* **EXERCISE DIRECTIONS**
The records below are split into lines. How many of those lines contain the string "this"? Reply with the number only.

* **RECORDS TO PROCESS**
** START **

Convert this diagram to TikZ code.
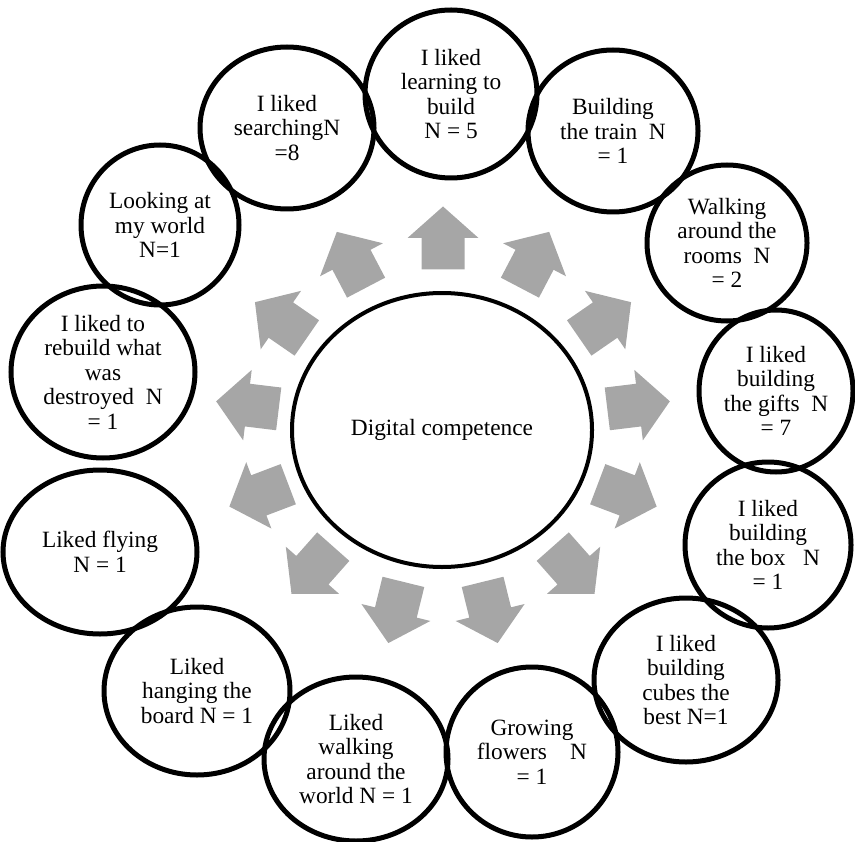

** END **
** START **

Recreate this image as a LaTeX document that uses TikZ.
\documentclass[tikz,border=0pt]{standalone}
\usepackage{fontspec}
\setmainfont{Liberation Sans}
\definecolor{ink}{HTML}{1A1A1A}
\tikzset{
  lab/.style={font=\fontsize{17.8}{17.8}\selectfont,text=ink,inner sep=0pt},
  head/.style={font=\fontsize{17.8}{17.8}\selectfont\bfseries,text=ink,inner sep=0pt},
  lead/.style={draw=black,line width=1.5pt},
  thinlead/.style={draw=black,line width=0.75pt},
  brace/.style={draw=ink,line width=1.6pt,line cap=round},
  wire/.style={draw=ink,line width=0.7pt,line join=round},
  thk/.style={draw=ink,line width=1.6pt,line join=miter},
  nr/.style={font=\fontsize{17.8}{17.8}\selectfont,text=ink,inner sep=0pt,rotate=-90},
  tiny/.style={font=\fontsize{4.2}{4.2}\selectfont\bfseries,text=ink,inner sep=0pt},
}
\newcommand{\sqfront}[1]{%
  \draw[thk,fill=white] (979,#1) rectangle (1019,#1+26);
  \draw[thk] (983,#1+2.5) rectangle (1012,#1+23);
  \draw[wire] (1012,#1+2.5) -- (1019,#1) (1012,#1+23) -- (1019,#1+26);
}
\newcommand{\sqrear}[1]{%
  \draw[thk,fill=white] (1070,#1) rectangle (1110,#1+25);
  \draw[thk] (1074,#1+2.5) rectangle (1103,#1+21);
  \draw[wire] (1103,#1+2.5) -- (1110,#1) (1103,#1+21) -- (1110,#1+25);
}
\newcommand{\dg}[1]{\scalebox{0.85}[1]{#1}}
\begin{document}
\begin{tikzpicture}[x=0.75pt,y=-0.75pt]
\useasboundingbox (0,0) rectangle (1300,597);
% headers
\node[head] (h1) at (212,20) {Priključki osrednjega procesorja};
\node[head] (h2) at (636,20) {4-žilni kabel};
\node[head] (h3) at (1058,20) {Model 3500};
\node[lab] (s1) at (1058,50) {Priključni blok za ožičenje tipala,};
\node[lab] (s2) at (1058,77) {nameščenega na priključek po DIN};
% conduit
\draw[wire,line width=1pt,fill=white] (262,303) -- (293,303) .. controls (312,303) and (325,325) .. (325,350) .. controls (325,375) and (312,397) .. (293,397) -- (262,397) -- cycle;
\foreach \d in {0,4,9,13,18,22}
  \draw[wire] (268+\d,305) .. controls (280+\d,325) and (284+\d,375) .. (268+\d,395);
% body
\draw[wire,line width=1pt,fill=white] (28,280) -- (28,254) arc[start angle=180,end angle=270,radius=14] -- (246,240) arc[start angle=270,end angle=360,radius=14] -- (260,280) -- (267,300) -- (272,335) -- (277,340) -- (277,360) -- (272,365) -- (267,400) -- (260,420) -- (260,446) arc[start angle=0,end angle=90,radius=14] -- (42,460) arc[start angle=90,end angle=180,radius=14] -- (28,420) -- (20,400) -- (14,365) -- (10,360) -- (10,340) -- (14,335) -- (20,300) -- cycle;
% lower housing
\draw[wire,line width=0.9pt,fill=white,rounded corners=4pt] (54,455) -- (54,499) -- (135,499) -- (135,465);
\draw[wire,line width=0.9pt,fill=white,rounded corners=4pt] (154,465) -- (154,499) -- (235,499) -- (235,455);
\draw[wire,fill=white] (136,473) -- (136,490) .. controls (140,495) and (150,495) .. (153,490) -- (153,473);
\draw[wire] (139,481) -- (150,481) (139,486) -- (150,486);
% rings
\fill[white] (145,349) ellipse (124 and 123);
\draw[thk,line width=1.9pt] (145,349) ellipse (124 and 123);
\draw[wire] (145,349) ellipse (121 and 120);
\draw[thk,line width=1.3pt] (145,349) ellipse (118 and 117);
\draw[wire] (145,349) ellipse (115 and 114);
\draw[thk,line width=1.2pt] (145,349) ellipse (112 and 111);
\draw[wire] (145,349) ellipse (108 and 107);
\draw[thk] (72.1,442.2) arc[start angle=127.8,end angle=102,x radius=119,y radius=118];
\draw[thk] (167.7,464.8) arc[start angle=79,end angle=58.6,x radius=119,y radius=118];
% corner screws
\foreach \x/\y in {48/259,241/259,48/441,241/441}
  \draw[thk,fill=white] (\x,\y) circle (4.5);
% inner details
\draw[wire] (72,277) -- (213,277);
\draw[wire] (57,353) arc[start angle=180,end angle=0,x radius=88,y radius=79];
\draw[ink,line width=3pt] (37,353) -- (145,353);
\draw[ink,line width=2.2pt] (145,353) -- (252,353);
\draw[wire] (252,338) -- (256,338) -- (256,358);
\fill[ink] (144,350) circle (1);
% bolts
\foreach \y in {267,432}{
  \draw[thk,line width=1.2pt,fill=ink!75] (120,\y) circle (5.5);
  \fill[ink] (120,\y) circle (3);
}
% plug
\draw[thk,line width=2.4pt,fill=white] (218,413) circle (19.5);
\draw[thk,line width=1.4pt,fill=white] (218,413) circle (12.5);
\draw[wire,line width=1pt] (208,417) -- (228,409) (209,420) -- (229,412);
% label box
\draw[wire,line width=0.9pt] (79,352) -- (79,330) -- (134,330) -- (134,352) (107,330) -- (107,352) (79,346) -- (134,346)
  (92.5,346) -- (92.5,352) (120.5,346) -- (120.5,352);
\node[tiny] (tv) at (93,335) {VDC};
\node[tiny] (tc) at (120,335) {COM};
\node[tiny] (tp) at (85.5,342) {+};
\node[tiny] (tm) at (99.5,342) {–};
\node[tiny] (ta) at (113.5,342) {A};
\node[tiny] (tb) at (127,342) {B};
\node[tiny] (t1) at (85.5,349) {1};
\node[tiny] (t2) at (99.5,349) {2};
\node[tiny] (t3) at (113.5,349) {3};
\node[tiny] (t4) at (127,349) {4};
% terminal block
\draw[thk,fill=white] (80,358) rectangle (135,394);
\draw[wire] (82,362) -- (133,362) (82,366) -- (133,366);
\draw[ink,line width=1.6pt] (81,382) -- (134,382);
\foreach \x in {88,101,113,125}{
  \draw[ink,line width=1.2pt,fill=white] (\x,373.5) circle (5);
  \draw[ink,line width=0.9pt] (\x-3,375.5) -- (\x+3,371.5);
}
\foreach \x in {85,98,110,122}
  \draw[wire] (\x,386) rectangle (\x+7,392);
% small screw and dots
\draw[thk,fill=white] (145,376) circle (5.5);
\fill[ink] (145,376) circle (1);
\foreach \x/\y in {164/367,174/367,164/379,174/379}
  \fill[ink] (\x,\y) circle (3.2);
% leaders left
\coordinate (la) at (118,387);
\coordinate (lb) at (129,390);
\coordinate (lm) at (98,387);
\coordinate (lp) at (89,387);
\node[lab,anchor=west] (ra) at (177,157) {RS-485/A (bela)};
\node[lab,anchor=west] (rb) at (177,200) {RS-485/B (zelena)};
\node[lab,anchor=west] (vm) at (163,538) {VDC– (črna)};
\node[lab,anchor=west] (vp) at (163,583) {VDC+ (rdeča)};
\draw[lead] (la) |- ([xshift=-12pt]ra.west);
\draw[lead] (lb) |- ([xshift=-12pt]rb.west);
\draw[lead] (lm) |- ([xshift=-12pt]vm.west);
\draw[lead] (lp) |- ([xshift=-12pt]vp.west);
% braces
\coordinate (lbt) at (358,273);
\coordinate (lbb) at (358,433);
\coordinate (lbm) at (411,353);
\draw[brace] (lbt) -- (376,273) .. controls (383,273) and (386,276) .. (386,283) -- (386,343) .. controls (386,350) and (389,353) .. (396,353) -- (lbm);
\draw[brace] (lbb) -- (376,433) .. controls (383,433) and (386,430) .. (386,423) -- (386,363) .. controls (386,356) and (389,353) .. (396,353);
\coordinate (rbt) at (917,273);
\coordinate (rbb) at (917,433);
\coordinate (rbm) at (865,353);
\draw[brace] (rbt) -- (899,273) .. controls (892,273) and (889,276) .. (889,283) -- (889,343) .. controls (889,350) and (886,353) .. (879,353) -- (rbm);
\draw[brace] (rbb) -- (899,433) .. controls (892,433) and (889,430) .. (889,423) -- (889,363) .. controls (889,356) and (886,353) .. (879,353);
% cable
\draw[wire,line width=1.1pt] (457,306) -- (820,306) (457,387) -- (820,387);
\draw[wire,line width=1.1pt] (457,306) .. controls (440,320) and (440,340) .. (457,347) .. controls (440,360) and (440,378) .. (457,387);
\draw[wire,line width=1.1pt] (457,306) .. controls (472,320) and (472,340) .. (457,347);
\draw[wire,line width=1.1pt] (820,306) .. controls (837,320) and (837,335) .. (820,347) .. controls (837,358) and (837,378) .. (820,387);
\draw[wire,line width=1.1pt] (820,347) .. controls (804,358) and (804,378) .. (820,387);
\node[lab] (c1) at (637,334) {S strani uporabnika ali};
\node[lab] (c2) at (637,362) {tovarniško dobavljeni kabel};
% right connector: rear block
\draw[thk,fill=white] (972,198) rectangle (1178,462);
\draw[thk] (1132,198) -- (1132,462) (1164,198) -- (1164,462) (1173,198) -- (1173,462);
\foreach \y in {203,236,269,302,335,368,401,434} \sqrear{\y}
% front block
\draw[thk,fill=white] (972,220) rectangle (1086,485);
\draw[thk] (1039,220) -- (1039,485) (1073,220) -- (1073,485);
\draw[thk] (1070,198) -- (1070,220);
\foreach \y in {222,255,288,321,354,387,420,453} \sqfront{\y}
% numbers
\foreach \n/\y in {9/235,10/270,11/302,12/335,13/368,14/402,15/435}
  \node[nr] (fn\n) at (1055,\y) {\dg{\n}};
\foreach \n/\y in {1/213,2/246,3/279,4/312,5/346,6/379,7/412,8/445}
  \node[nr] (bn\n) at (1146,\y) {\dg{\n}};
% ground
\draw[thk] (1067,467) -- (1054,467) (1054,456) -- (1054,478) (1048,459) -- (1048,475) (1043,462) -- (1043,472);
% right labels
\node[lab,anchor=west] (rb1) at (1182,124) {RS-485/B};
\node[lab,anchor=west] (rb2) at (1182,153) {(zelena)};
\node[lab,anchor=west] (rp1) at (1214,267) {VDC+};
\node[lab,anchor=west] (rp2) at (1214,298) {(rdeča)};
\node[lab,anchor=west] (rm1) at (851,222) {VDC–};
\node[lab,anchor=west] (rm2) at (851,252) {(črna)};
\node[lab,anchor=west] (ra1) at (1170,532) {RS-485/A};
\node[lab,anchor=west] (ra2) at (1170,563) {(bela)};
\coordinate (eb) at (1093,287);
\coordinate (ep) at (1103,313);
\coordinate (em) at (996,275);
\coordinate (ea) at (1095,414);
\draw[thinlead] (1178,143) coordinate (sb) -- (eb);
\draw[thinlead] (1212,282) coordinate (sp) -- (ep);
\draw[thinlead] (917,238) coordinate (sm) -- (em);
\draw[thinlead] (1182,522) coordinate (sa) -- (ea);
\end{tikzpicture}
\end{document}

** END **
** START **

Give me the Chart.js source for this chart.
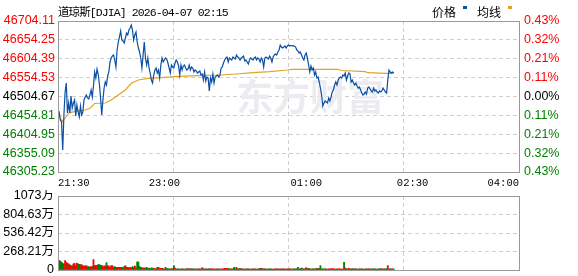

** END **

* **TASK RESPONSE**
3